The exploratory puzzle solving is also somewhat problematic. Instead of simply having one button designated for interaction and an indicator of what can be interacted with, the Padre utilises a system whereby specific button indicators will appear above certain items, pressing that button will interact with the particular area. In theory this seems like a good idea, but in practice I found that it became increasingly annoying as I moved around in tiny circles next to items trying to make the icon appear and then quickly pressing the correct button before it disappeared. I know that this system has been used in other titles but here it really isn’t responsive enough to be of use and it feels as though the character detection area is too small, particularly when you realise how many suggested interactions are dead ends (as in my encounter with the suit of armour).
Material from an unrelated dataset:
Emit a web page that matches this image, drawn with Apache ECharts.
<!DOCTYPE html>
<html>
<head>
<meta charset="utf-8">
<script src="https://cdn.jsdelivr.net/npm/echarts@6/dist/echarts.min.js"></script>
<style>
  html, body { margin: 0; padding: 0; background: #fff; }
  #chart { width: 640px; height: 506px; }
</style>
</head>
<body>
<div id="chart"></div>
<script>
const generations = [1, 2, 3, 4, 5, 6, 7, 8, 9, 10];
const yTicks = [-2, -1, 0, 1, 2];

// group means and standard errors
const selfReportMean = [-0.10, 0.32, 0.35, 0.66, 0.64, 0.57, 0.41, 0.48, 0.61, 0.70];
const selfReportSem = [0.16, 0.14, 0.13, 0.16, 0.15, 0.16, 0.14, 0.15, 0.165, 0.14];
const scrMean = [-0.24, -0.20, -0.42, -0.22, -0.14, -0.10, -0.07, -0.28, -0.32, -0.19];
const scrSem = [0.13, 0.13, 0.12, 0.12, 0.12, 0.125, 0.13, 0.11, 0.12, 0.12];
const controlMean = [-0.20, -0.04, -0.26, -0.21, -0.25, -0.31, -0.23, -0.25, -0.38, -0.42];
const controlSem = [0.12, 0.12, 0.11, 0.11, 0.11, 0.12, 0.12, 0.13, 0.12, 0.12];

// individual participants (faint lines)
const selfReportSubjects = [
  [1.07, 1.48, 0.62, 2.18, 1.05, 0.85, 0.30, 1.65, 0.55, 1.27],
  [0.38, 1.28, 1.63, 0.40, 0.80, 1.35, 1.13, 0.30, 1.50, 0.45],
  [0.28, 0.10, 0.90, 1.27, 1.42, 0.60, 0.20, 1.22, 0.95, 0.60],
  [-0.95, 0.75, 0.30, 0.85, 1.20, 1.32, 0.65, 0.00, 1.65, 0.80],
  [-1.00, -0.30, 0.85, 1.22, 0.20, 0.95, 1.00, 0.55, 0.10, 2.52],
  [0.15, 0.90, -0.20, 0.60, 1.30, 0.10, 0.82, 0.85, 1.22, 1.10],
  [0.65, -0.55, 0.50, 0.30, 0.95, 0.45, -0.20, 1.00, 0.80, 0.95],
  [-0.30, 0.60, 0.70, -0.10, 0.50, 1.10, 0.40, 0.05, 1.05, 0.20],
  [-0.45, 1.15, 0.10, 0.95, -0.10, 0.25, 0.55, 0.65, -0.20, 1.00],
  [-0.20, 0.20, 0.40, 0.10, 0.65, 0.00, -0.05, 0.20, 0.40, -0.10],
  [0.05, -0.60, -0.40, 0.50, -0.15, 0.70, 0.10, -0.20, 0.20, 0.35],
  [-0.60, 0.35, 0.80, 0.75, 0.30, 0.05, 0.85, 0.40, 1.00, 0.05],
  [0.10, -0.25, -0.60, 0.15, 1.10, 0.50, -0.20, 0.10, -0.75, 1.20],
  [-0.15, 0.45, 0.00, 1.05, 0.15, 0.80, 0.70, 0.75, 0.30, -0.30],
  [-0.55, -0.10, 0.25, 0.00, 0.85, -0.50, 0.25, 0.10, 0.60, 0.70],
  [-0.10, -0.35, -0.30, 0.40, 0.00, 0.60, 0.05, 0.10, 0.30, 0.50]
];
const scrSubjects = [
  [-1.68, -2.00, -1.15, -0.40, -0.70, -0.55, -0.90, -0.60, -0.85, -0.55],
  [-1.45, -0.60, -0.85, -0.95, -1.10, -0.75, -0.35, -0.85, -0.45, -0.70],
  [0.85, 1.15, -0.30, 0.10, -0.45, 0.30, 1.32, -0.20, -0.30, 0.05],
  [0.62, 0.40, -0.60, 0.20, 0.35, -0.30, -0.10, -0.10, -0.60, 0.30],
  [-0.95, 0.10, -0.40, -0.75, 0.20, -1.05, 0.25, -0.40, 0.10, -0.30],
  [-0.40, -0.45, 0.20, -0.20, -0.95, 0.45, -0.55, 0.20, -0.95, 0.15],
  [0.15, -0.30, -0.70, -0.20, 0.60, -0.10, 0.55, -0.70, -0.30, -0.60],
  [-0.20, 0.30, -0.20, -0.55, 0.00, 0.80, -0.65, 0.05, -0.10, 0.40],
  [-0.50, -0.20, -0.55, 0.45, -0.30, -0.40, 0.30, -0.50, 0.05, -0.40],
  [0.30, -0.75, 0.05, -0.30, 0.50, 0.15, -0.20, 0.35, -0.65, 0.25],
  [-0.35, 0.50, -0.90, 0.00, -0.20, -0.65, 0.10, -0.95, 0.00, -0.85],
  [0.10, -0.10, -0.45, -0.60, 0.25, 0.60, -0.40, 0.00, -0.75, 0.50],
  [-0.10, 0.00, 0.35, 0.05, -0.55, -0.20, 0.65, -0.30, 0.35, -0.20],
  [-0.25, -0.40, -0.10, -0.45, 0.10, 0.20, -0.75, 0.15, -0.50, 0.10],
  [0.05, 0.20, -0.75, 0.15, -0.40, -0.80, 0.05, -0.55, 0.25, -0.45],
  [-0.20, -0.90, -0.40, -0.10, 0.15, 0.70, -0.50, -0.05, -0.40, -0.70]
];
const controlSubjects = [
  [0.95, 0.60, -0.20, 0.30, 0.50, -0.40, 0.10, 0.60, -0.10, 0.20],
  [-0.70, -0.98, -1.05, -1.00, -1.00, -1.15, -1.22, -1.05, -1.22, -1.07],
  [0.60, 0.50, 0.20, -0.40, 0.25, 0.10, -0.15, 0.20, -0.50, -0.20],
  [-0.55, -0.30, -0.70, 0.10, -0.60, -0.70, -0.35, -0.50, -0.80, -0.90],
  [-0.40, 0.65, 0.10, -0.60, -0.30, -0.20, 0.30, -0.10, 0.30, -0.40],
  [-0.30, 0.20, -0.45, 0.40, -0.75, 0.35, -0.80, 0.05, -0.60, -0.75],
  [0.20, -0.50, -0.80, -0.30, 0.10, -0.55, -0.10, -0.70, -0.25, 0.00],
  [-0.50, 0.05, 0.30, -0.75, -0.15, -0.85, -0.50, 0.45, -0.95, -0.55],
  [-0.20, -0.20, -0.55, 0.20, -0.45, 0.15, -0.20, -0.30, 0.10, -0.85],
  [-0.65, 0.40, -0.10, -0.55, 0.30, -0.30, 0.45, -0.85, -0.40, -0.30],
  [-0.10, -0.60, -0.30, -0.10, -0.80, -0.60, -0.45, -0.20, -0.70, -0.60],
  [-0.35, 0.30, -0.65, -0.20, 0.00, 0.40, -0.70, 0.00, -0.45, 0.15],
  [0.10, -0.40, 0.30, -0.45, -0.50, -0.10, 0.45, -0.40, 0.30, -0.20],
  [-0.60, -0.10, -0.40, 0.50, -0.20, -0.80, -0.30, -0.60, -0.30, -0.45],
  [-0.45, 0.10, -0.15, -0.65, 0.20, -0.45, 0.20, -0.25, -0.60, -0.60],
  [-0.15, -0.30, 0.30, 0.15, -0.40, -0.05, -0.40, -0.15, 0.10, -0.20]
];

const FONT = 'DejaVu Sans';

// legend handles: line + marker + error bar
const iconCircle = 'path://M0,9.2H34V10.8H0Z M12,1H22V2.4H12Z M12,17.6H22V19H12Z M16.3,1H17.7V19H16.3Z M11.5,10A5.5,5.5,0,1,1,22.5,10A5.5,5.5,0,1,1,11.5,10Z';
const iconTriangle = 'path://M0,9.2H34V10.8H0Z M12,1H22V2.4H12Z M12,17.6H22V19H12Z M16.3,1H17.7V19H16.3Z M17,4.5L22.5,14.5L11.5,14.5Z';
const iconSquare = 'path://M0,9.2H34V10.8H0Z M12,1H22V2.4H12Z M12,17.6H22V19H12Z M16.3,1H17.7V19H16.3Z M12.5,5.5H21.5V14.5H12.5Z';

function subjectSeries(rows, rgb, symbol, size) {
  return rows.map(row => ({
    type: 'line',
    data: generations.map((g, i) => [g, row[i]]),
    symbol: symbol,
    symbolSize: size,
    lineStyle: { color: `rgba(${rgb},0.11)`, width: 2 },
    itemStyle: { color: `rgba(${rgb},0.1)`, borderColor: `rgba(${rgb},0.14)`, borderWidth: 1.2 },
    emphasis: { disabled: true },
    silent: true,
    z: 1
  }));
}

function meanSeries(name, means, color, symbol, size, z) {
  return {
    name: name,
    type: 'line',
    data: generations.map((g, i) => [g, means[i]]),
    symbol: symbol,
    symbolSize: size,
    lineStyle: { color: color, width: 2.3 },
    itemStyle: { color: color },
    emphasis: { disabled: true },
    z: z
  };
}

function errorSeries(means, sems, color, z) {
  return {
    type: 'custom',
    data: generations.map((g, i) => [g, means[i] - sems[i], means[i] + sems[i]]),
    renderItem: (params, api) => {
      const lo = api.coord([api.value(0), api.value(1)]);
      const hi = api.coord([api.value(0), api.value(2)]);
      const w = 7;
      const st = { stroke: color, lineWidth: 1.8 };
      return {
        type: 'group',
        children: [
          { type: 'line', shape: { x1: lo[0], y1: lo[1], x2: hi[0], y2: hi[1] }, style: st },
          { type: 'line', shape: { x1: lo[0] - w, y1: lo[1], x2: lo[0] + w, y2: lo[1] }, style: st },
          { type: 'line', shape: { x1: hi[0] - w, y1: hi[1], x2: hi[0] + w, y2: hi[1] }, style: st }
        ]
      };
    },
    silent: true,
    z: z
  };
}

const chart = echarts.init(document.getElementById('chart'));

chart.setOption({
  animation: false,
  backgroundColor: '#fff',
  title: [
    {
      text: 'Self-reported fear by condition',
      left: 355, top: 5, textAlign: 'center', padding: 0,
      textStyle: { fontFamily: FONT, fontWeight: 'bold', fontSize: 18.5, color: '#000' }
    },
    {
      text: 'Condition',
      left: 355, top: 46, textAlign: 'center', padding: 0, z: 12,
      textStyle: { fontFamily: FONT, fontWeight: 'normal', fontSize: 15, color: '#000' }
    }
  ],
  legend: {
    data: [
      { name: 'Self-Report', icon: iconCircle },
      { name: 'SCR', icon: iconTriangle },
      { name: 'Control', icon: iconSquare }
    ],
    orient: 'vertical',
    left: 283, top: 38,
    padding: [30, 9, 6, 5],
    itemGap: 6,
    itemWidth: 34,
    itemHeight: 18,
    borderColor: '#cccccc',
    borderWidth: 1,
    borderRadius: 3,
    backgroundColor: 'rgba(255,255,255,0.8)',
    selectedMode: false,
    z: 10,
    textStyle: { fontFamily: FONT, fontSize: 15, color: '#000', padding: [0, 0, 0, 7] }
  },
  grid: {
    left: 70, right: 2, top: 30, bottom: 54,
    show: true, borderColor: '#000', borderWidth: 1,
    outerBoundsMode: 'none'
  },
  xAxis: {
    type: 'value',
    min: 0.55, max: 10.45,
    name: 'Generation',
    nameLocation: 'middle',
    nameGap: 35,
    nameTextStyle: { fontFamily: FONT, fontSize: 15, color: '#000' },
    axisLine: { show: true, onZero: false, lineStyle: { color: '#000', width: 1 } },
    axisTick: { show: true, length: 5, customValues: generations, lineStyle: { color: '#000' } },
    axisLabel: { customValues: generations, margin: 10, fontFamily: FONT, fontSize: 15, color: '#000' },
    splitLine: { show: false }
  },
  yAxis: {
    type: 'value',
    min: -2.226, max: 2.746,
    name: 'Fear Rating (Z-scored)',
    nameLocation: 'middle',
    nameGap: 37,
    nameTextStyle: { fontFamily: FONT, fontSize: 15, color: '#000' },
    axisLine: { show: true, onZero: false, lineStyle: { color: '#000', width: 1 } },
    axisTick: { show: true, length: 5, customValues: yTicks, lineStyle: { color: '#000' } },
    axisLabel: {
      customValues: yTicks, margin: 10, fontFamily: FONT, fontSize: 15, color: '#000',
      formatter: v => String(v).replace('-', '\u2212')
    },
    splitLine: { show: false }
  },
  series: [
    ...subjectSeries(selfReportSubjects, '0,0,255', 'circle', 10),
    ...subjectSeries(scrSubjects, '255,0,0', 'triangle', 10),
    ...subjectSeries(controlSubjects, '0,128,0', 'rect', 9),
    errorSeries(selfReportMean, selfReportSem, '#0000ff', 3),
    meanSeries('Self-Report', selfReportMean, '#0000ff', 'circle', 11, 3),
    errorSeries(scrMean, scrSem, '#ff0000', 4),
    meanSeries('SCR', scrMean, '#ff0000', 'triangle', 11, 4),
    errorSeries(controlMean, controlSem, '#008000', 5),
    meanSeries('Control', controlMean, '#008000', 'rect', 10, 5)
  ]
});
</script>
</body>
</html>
A further minor complaint, I personally felt that the use of vibration through the controllers was overused and that meant that far from getting an early warning of something important or dangerous, I began to ignore it and attempt to use only what I could see. Given the graphical style this did mean that my ability to really strategise was minimised and I was forced to play in a more reactionary way.
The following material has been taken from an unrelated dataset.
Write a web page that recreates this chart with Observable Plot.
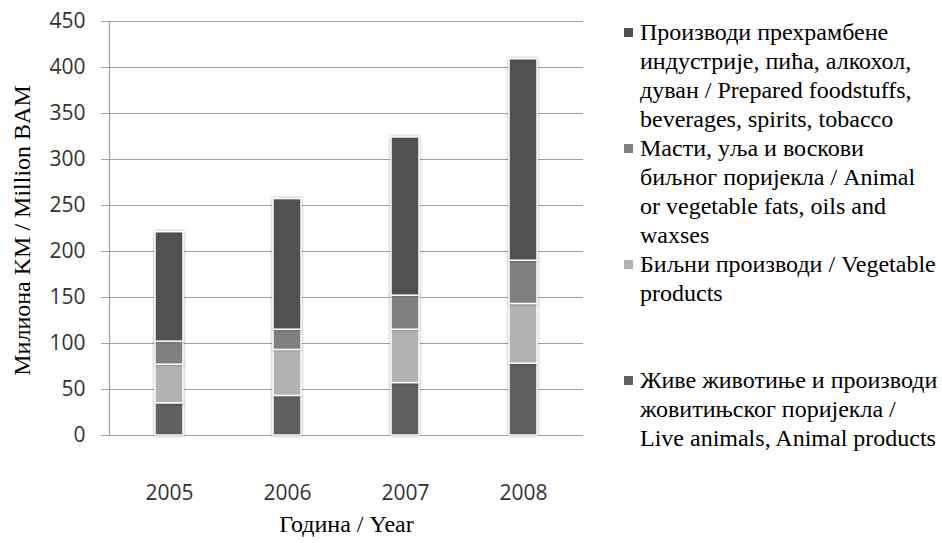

View some screenshots from The Padre in our gallery:
Overall, The Padre is a charming game, one which I am sure will delight many survival horror fans, particularly those whose interest was piqued at the beginning of the genre. The control system is a real let down and does sorely detract from what could have been a unique and enthralling title. If you are interested in this style of game, definitely give it a go, but I won’t be counting this amongst one of the many hidden gems in the Switch library.
The Padre was reviewed using a digital code supplied by the publisher.